Exercise details - Extract word for word the lines of the listing from its start to the line holding "import * as", both ends kept; pictures are not part of the copy.

Supplied material -
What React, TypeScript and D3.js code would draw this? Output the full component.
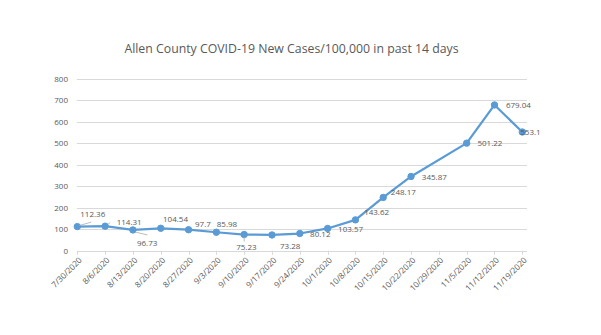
import React from "react";
import * as d3 from "d3";

const categories = [
  "7/30/2020", "8/6/2020", "8/13/2020", "8/20/2020", "8/27/2020", "9/3/2020",
  "9/10/2020", "9/17/2020", "9/24/2020", "10/1/2020", "10/8/2020", "10/15/2020",
  "10/22/2020", "10/29/2020", "11/5/2020", "11/12/2020", "11/19/2020",
];
const values: (number | null)[] = [
  112.36, 114.31, 96.73, 104.54, 97.7, 85.98, 75.23, 73.28, 80.12, 103.57,
  143.62, 248.17, 345.87, null, 501.22, 679.04, 553.1,
];
const yTicks = [0, 100, 200, 300, 400, 500, 600, 700, 800];
const title = "Allen County COVID-19 New Cases/100,000 in past 14 days";

// data label offsets (text start dx, text center dy) relative to the point
const labelOffsets: [number, number][] = [
  [3, -12], [11.6, -3.5], [4, 12.8], [2.3, -9], [6.5, -5.7], [0.4, -8],
  [-8, 12.7], [8, 11.7], [10.3, 0.8], [10.5, 0.8], [8.7, -8], [7.6, -5.7],
  [10.8, 0.8], [0, 0], [10.8, 0], [11.4, 0], [-2, 0],
];
// leader lines: [index, x1off, y1off, x2off, y2off]
const leaders: [number, number, number, number, number][] = [
  [0, 2, -1, 14, -4.5],
  [1, 3, -2, 5, -3.5],
  [2, 2, 2, 14.5, 5],
  [6, 0, 2, 0, 7],
];

const W = 601, H = 335;
const left = 77.3, right = 522.3, top = 79, bottom = 250.7;

export default function App() {
  const x = d3.scalePoint<string>().domain(categories).range([left, right]);
  const y = d3.scaleLinear().domain([0, 800]).range([bottom, top]);
  const pts = categories
    .map((c, i) => ({ c, i, v: values[i] }))
    .filter((d) => d.v !== null) as { c: string; i: number; v: number }[];
  const line = d3
    .line<{ c: string; v: number }>()
    .x((d) => x(d.c)!)
    .y((d) => y(d.v));
  const font = "'Open Sans', sans-serif";
  const gray = "#595959";
  return (
    <svg
      width={W}
      height={H}
      style={{ position: "absolute", left: 0, top: 0, background: "#fff" }}
    >
      <text
        x={291.5}
        y={53}
        textAnchor="middle"
        fontFamily={font}
        fontSize={12.3}
        fill={gray}
      >
        {title}
      </text>
      {yTicks.map((t) => (
        <g key={t}>
          <line
            x1={left - 0.5}
            x2={527}
            y1={Math.round(y(t)) + 0.5}
            y2={Math.round(y(t)) + 0.5}
            stroke="#D9D9D9"
            strokeWidth={1}
          />
          <text
            x={68}
            y={y(t)}
            dy="0.35em"
            textAnchor="end"
            fontFamily={font}
            fontSize={8}
            fill={gray}
          >
            {t}
          </text>
        </g>
      ))}
      {categories.map((c) => (
        <g key={c}>
          <line
            x1={Math.round(x(c)!) + 0.5}
            x2={Math.round(x(c)!) + 0.5}
            y1={bottom}
            y2={bottom + 4}
            stroke="#D9D9D9"
          />
          <text
            transform={`translate(${x(c)! + 3},${bottom + 8}) rotate(-45)`}
            textAnchor="end"
            dy="0.35em"
            fontFamily={font}
            fontSize={8.2}
            fill={gray}
          >
            {c}
          </text>
        </g>
      ))}
      <path
        d={line(pts) || ""}
        fill="none"
        stroke="#5B9BD5"
        strokeWidth={2.25}
        strokeLinejoin="round"
      />
      {pts.map((d) => (
        <circle
          key={d.c}
          cx={x(d.c)}
          cy={y(d.v)}
          r={3.2}
          fill="#5B9BD5"
          stroke="#5B9BD5"
        />
      ))}
      {leaders.map(([i, x1, y1, x2, y2]) => {
        const px = x(categories[i])!;
        const py = y(values[i] as number);
        return (
          <line
            key={i}
            x1={px + x1}
            y1={py + y1}
            x2={px + x2}
            y2={py + y2}
            stroke="#A6A6A6"
            strokeWidth={0.75}
          />
        );
      })}
      {pts.map((d) => {
        const [dx, dy] = labelOffsets[d.i];
        return (
          <text
            key={d.c}
            x={x(d.c)! + dx}
            y={y(d.v) + dy}
            dy="0.35em"
            fontFamily={font}
            fontSize={8}
            fill={gray}
          >
            {String(d.v)}
          </text>
        );
      })}
    </svg>
  );
}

Reply -
What React, TypeScript and D3.js code would draw this? Output the full component.
import React from "react";
import * as d3 from "d3";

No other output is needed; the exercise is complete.